◆ **Task description**
Transcribe the lines below verbatim, skipping the images.

○ ○ ○ ○

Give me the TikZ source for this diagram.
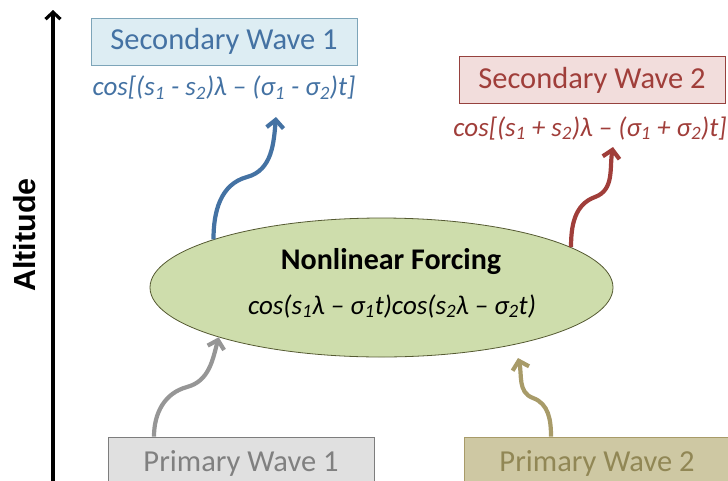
\documentclass[tikz,border=0pt]{standalone}
\usepackage{fontspec}
\setmainfont{Carlito}
\newfontfamily\altfont{Liberation Sans}
\usetikzlibrary{arrows.meta,positioning,shapes.geometric}
\definecolor{WaveBlue}{RGB}{68,114,163}
\definecolor{PaleBlue}{RGB}{221,237,243}
\definecolor{EdgeBlue}{RGB}{125,165,185}
\definecolor{WaveRed}{RGB}{160,62,58}
\definecolor{PaleRed}{RGB}{242,221,220}
\definecolor{EdgeRed}{RGB}{150,65,62}
\definecolor{Leaf}{RGB}{206,221,172}
\definecolor{LeafEdge}{RGB}{85,90,50}
\definecolor{WaveGrey}{RGB}{150,150,150}
\definecolor{PaleGrey}{RGB}{224,224,224}
\definecolor{EdgeGrey}{RGB}{125,125,125}
\definecolor{Olive}{RGB}{168,155,105}
\definecolor{PaleOlive}{RGB}{206,200,163}
\definecolor{TextOlive}{RGB}{145,135,85}
\tikzset{
  wavebox/.style={draw,line width=0.9pt,minimum width=266pt,minimum height=47pt,inner sep=0pt,font=\fontsize{30.5}{34}\selectfont},
  bluebox/.style={wavebox,draw=EdgeBlue,fill=PaleBlue,text=WaveBlue},
  redbox/.style={wavebox,draw=EdgeRed,fill=PaleRed,text=WaveRed},
  greybox/.style={wavebox,minimum height=52pt,draw=EdgeGrey,fill=PaleGrey,text=WaveGrey!85!black},
  olivebox/.style={wavebox,minimum height=52pt,draw=Olive,fill=PaleOlive,text=TextOlive},
  formula/.style={inner sep=0pt,font=\fontsize{27}{30}\selectfont\itshape},
  wavearrow/.style={line width=4.2pt,-{Straight Barb[length=8pt,width=17pt]}}
}
\begin{document}
\begin{tikzpicture}[x=1pt,y=-1pt]
\useasboundingbox (0,0) rectangle (728,480);
% altitude axis
\coordinate (axisbottom) at (53,482);
\coordinate (axistop) at (53,10);
\draw[line width=3.2pt,-{Straight Barb[length=7pt,width=15pt]}] (axisbottom) -- (axistop);
\node[rotate=90,font=\altfont\bfseries\fontsize{30.5}{34}\selectfont] (altitude) at (25,235) {Altitude};
% secondary waves
\node[bluebox] (sw1) at (224,41.5) {Secondary Wave 1};
\node[formula,text=WaveBlue] (sw1eq) at (224,88) {cos[(s\textsubscript{1} - s\textsubscript{2})λ -- (σ\textsubscript{1} - σ\textsubscript{2})t]};
\node[redbox] (sw2) at (592,80) {Secondary Wave 2};
\node[formula,text=WaveRed] (sw2eq) at (590,128) {cos[(s\textsubscript{1} + s\textsubscript{2})λ -- (σ\textsubscript{1} + σ\textsubscript{2})t]};
% forcing
\node[ellipse,draw=LeafEdge,fill=Leaf,line width=0.8pt,minimum width=463pt,minimum height=139pt,inner sep=0pt] (forcing) at (381.5,287.5) {};
\node[font=\bfseries\fontsize{30}{34}\selectfont] (forcingname) at (391,262) {Nonlinear Forcing};
\node[formula] (forcingeq) at (392,306) {cos(s\textsubscript{1}λ -- σ\textsubscript{1}t)cos(s\textsubscript{2}λ -- σ\textsubscript{2}t)};
% primary waves
\node[greybox] (pw1) at (241,463) {Primary Wave 1};
\node[olivebox] (pw2) at (597,463) {Primary Wave 2};
% arrow bends and tips
\coordinate (sw1mid) at (247,177);
\coordinate (sw1tip) at (276,117);
\coordinate (sw2mid) at (595,197);
\coordinate (sw2tip) at (613,147);
\coordinate (pw1mid) at (187,387);
\coordinate (pw2mid) at (533,398);
\coordinate (pw2tip) at (518,358);
\draw[wavearrow,WaveBlue] (forcing.164) to[out=90,in=195] (sw1mid) to[out=15,in=-95] (sw1tip);
\draw[wavearrow,WaveRed] (forcing.12) to[out=90,in=200] (sw2mid) to[out=20,in=-100] (sw2tip);
\draw[wavearrow,WaveGrey] ([xshift=-87pt]pw1.north) to[out=90,in=195] (pw1mid) to[out=15,in=-105] (forcing.-163.5);
\draw[wavearrow,Olive] ([xshift=-46pt]pw2.north) to[out=90,in=-20] (pw2mid) to[out=160,in=-75] (pw2tip);
\end{tikzpicture}
\end{document}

○ ○ ○ ○

◆ **Reply to the exercise**
Give me the TikZ source for this diagram.
\documentclass[tikz,border=0pt]{standalone}
\usepackage{fontspec}
\setmainfont{Carlito}
\newfontfamily\altfont{Liberation Sans}
\usetikzlibrary{arrows.meta,positioning,shapes.geometric}
\definecolor{WaveBlue}{RGB}{68,114,163}
\definecolor{PaleBlue}{RGB}{221,237,243}
\definecolor{EdgeBlue}{RGB}{125,165,185}
\definecolor{WaveRed}{RGB}{160,62,58}
\definecolor{PaleRed}{RGB}{242,221,220}
\definecolor{EdgeRed}{RGB}{150,65,62}
\definecolor{Leaf}{RGB}{206,221,172}
\definecolor{LeafEdge}{RGB}{85,90,50}
\definecolor{WaveGrey}{RGB}{150,150,150}
\definecolor{PaleGrey}{RGB}{224,224,224}
\definecolor{EdgeGrey}{RGB}{125,125,125}
\definecolor{Olive}{RGB}{168,155,105}
\definecolor{PaleOlive}{RGB}{206,200,163}
\definecolor{TextOlive}{RGB}{145,135,85}
\tikzset{
  wavebox/.style={draw,line width=0.9pt,minimum width=266pt,minimum height=47pt,inner sep=0pt,font=\fontsize{30.5}{34}\selectfont},
  bluebox/.style={wavebox,draw=EdgeBlue,fill=PaleBlue,text=WaveBlue},
  redbox/.style={wavebox,draw=EdgeRed,fill=PaleRed,text=WaveRed},
  greybox/.style={wavebox,minimum height=52pt,draw=EdgeGrey,fill=PaleGrey,text=WaveGrey!85!black},
  olivebox/.style={wavebox,minimum height=52pt,draw=Olive,fill=PaleOlive,text=TextOlive},
  formula/.style={inner sep=0pt,font=\fontsize{27}{30}\selectfont\itshape},
  wavearrow/.style={line width=4.2pt,-{Straight Barb[length=8pt,width=17pt]}}
}
\begin{document}
\begin{tikzpicture}[x=1pt,y=-1pt]
\useasboundingbox (0,0) rectangle (728,480);
% altitude axis
\coordinate (axisbottom) at (53,482);
\coordinate (axistop) at (53,10);
\draw[line width=3.2pt,-{Straight Barb[length=7pt,width=15pt]}] (axisbottom) -- (axistop);
\node[rotate=90,font=\altfont\bfseries\fontsize{30.5}{34}\selectfont] (altitude) at (25,235) {Altitude};
% secondary waves
\node[bluebox] (sw1) at (224,41.5) {Secondary Wave 1};
\node[formula,text=WaveBlue] (sw1eq) at (224,88) {cos[(s\textsubscript{1} - s\textsubscript{2})λ -- (σ\textsubscript{1} - σ\textsubscript{2})t]};
\node[redbox] (sw2) at (592,80) {Secondary Wave 2};
\node[formula,text=WaveRed] (sw2eq) at (590,128) {cos[(s\textsubscript{1} + s\textsubscript{2})λ -- (σ\textsubscript{1} + σ\textsubscript{2})t]};
% forcing
\node[ellipse,draw=LeafEdge,fill=Leaf,line width=0.8pt,minimum width=463pt,minimum height=139pt,inner sep=0pt] (forcing) at (381.5,287.5) {};
\node[font=\bfseries\fontsize{30}{34}\selectfont] (forcingname) at (391,262) {Nonlinear Forcing};
\node[formula] (forcingeq) at (392,306) {cos(s\textsubscript{1}λ -- σ\textsubscript{1}t)cos(s\textsubscript{2}λ -- σ\textsubscript{2}t)};
% primary waves
\node[greybox] (pw1) at (241,463) {Primary Wave 1};
\node[olivebox] (pw2) at (597,463) {Primary Wave 2};
% arrow bends and tips
\coordinate (sw1mid) at (247,177);
\coordinate (sw1tip) at (276,117);
\coordinate (sw2mid) at (595,197);
\coordinate (sw2tip) at (613,147);
\coordinate (pw1mid) at (187,387);
\coordinate (pw2mid) at (533,398);
\coordinate (pw2tip) at (518,358);
\draw[wavearrow,WaveBlue] (forcing.164) to[out=90,in=195] (sw1mid) to[out=15,in=-95] (sw1tip);
\draw[wavearrow,WaveRed] (forcing.12) to[out=90,in=200] (sw2mid) to[out=20,in=-100] (sw2tip);
\draw[wavearrow,WaveGrey] ([xshift=-87pt]pw1.north) to[out=90,in=195] (pw1mid) to[out=15,in=-105] (forcing.-163.5);
\draw[wavearrow,Olive] ([xshift=-46pt]pw2.north) to[out=90,in=-20] (pw2mid) to[out=160,in=-75] (pw2tip);
\end{tikzpicture}
\end{document}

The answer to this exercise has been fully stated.